— WORK TO DO —
Write out the records below from the first line through the line containing "anchor=north west] (highrv)", leaving out any pictures.

— DATA SHOWN —

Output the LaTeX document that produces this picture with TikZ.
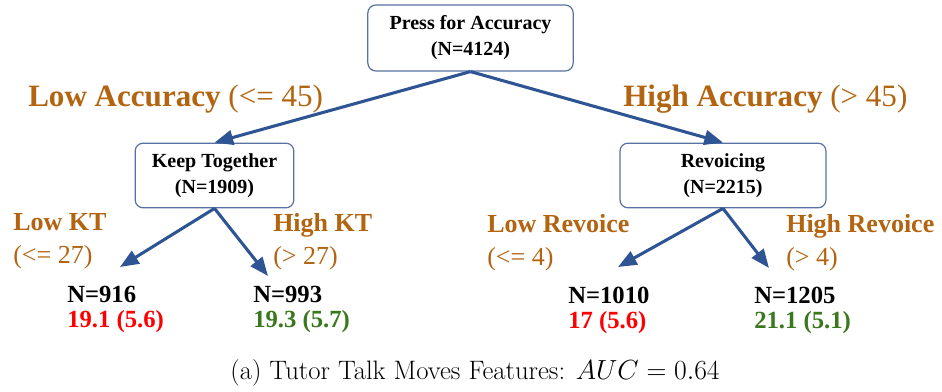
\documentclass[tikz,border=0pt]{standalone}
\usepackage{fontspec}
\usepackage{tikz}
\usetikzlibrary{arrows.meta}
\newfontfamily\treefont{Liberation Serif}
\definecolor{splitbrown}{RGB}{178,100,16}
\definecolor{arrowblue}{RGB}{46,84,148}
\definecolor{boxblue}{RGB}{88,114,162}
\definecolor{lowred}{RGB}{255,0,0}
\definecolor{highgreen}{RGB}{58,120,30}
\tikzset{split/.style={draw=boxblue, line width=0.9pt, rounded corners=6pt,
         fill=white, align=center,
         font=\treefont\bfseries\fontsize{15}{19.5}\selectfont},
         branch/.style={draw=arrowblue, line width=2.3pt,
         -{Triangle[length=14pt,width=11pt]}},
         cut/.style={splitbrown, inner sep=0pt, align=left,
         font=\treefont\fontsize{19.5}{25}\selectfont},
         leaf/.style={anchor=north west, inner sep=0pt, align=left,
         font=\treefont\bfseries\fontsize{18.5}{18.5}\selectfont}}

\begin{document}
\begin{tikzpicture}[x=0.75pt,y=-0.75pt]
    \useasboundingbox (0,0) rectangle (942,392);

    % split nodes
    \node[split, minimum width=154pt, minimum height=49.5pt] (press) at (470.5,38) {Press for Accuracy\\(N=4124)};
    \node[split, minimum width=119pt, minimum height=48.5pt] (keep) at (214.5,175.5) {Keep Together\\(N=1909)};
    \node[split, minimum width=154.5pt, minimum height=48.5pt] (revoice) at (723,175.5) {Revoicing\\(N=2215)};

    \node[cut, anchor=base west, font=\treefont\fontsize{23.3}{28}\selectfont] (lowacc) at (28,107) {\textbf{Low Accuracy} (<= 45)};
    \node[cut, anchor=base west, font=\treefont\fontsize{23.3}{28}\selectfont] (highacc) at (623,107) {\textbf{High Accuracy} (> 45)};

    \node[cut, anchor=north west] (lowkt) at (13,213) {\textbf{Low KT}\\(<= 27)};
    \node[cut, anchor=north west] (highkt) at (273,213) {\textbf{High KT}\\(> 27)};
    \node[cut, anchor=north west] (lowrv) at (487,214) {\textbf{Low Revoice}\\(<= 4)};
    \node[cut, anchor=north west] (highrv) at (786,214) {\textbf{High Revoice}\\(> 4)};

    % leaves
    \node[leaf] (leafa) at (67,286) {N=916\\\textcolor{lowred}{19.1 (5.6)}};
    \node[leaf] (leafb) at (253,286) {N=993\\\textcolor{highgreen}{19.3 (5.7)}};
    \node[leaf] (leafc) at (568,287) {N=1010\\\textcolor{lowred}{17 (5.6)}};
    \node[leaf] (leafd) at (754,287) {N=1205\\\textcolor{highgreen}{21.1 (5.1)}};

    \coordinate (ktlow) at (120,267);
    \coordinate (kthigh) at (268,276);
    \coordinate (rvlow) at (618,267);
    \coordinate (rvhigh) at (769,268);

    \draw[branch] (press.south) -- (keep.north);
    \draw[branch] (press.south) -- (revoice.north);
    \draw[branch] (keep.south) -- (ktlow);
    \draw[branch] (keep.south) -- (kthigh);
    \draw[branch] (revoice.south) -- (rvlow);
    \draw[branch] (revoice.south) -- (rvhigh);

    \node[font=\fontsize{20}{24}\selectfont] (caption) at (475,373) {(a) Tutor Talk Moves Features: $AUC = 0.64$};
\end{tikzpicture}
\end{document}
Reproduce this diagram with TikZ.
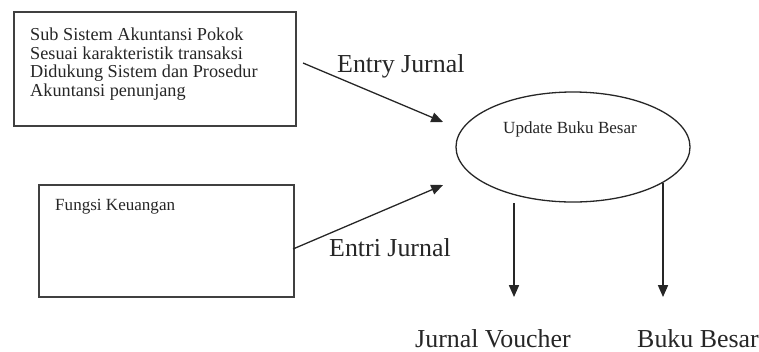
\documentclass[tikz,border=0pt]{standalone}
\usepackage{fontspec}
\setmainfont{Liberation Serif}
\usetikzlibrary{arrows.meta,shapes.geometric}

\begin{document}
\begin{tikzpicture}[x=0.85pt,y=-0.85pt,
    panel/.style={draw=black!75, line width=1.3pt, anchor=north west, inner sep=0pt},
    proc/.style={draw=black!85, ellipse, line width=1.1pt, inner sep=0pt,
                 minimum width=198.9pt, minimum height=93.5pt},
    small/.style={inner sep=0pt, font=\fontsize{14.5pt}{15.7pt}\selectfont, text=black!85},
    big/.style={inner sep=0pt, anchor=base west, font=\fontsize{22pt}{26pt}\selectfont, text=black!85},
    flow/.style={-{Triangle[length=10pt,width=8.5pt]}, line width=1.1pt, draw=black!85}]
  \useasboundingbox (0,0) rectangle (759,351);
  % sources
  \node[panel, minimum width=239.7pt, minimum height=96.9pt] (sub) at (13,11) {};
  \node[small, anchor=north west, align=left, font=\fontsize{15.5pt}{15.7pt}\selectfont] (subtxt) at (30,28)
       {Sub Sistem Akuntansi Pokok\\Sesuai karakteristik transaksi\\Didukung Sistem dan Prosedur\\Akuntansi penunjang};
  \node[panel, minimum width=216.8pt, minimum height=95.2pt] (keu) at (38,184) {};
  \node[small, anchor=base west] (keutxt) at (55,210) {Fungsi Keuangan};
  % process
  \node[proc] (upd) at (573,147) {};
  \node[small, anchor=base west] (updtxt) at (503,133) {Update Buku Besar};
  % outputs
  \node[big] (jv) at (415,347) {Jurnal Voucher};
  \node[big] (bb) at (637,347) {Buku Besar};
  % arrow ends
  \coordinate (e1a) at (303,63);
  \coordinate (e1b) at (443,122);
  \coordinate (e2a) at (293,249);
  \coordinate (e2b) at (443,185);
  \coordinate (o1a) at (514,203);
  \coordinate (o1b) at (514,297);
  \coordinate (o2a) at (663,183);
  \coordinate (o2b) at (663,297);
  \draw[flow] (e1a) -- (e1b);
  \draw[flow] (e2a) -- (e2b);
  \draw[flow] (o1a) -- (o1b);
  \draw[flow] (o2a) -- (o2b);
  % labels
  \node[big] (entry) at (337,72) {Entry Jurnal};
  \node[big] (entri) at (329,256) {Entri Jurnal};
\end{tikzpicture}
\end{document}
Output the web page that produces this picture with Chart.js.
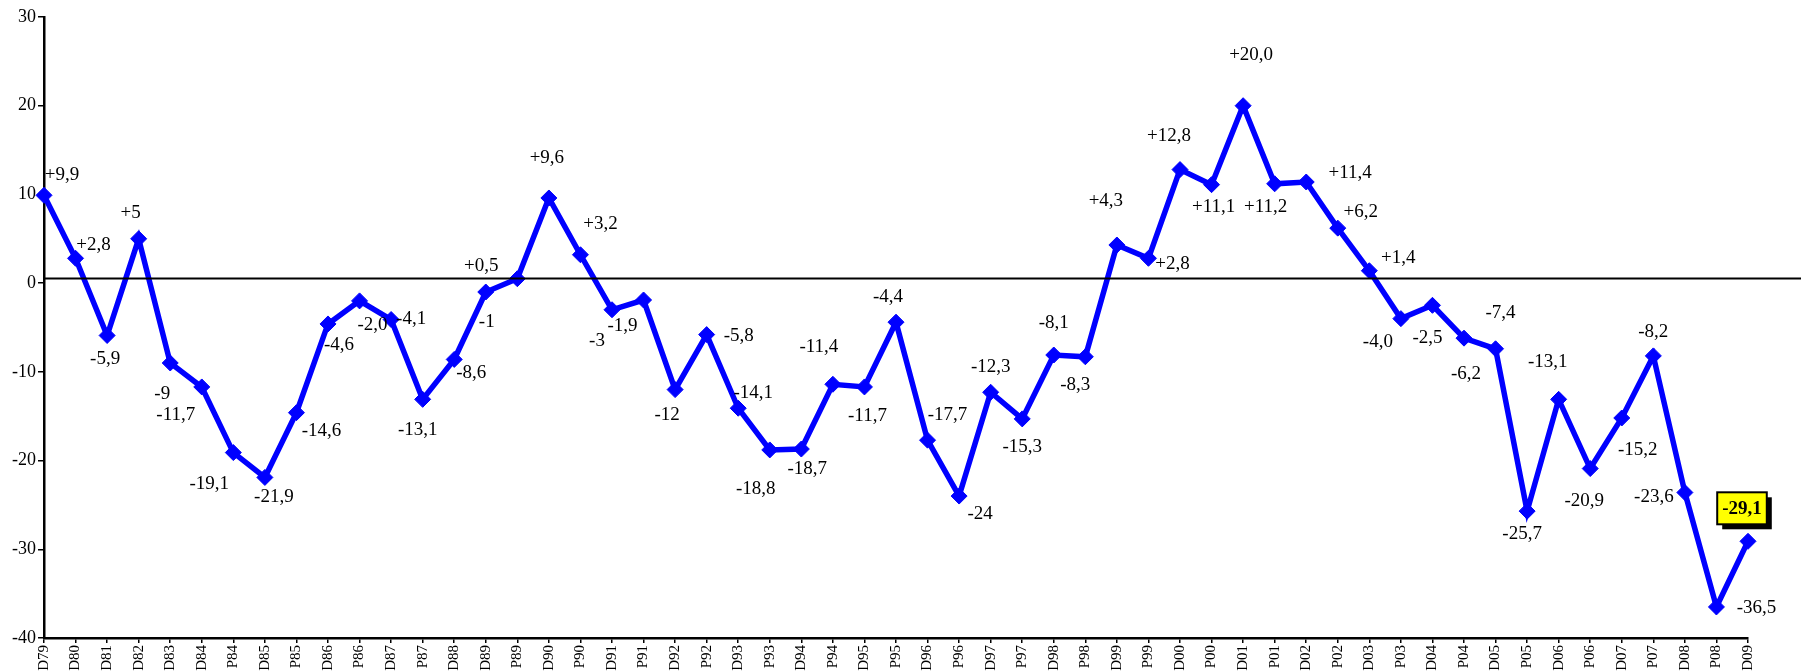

— RESPONSE TO THE EXERCISE —
Output the LaTeX document that produces this picture with TikZ.
\documentclass[tikz,border=0pt]{standalone}
\usepackage{fontspec}
\usepackage{tikz}
\usetikzlibrary{arrows.meta}
\newfontfamily\treefont{Liberation Serif}
\definecolor{splitbrown}{RGB}{178,100,16}
\definecolor{arrowblue}{RGB}{46,84,148}
\definecolor{boxblue}{RGB}{88,114,162}
\definecolor{lowred}{RGB}{255,0,0}
\definecolor{highgreen}{RGB}{58,120,30}
\tikzset{split/.style={draw=boxblue, line width=0.9pt, rounded corners=6pt,
         fill=white, align=center,
         font=\treefont\bfseries\fontsize{15}{19.5}\selectfont},
         branch/.style={draw=arrowblue, line width=2.3pt,
         -{Triangle[length=14pt,width=11pt]}},
         cut/.style={splitbrown, inner sep=0pt, align=left,
         font=\treefont\fontsize{19.5}{25}\selectfont},
         leaf/.style={anchor=north west, inner sep=0pt, align=left,
         font=\treefont\bfseries\fontsize{18.5}{18.5}\selectfont}}

\begin{document}
\begin{tikzpicture}[x=0.75pt,y=-0.75pt]
    \useasboundingbox (0,0) rectangle (942,392);

    % split nodes
    \node[split, minimum width=154pt, minimum height=49.5pt] (press) at (470.5,38) {Press for Accuracy\\(N=4124)};
    \node[split, minimum width=119pt, minimum height=48.5pt] (keep) at (214.5,175.5) {Keep Together\\(N=1909)};
    \node[split, minimum width=154.5pt, minimum height=48.5pt] (revoice) at (723,175.5) {Revoicing\\(N=2215)};

    \node[cut, anchor=base west, font=\treefont\fontsize{23.3}{28}\selectfont] (lowacc) at (28,107) {\textbf{Low Accuracy} (<= 45)};
    \node[cut, anchor=base west, font=\treefont\fontsize{23.3}{28}\selectfont] (highacc) at (623,107) {\textbf{High Accuracy} (> 45)};

    \node[cut, anchor=north west] (lowkt) at (13,213) {\textbf{Low KT}\\(<= 27)};
    \node[cut, anchor=north west] (highkt) at (273,213) {\textbf{High KT}\\(> 27)};
    \node[cut, anchor=north west] (lowrv) at (487,214) {\textbf{Low Revoice}\\(<= 4)};
    \node[cut, anchor=north west] (highrv) at (786,214) {\textbf{High Revoice}\\(> 4)};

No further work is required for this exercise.